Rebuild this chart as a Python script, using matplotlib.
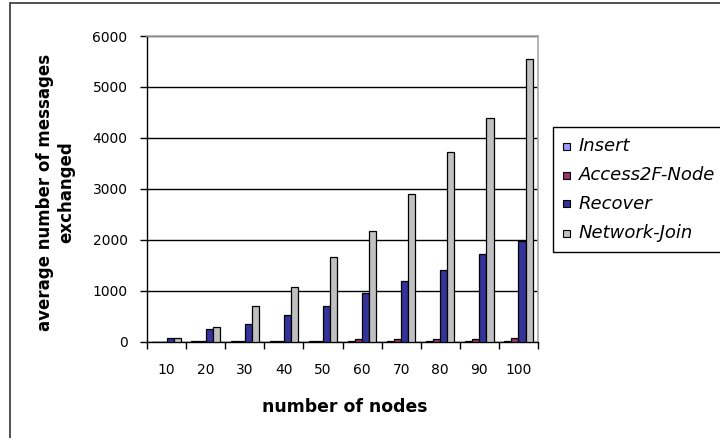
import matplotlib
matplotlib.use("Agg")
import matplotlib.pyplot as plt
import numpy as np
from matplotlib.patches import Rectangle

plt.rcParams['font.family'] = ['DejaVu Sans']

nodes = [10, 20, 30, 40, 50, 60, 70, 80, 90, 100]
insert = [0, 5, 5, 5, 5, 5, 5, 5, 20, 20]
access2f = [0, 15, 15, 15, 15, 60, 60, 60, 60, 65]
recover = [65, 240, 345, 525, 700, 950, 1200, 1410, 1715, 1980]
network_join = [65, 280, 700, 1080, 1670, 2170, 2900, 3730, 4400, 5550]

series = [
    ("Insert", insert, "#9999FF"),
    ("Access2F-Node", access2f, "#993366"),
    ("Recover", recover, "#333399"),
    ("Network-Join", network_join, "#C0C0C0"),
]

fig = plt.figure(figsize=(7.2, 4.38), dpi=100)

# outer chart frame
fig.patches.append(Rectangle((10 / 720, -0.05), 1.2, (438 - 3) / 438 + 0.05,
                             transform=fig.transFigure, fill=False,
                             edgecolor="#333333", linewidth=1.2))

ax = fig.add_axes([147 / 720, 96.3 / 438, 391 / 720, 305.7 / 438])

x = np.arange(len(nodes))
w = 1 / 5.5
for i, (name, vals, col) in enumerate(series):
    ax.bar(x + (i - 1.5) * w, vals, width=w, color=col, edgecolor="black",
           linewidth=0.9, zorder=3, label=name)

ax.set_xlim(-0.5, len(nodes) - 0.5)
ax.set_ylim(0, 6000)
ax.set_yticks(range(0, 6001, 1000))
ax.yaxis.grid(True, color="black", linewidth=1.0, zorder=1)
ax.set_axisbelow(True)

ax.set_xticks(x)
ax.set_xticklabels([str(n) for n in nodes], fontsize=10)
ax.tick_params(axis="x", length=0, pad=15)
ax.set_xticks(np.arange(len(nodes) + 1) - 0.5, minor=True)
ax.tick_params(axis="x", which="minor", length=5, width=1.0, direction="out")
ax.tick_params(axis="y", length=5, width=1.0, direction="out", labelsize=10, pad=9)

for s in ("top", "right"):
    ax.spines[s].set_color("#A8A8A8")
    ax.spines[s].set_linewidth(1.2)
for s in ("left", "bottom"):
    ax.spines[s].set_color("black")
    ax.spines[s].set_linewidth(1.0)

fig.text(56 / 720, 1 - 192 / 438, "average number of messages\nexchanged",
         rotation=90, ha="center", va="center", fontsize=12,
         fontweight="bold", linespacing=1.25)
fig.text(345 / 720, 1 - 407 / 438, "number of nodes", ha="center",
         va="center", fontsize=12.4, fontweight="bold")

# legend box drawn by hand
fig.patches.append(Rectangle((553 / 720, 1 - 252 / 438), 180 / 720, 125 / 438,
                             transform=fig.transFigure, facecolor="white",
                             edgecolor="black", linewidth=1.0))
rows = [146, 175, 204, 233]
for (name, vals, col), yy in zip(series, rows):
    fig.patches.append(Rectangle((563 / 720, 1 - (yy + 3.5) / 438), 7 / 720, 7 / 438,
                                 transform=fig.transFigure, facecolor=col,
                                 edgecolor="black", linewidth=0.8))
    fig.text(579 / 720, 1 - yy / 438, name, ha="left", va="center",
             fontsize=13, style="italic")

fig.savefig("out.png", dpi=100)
══════════════════════════════
Go through the material above and copy each line that has the word "chart".

Rebuild this chart as a Python script, using matplotlib.
# outer chart frame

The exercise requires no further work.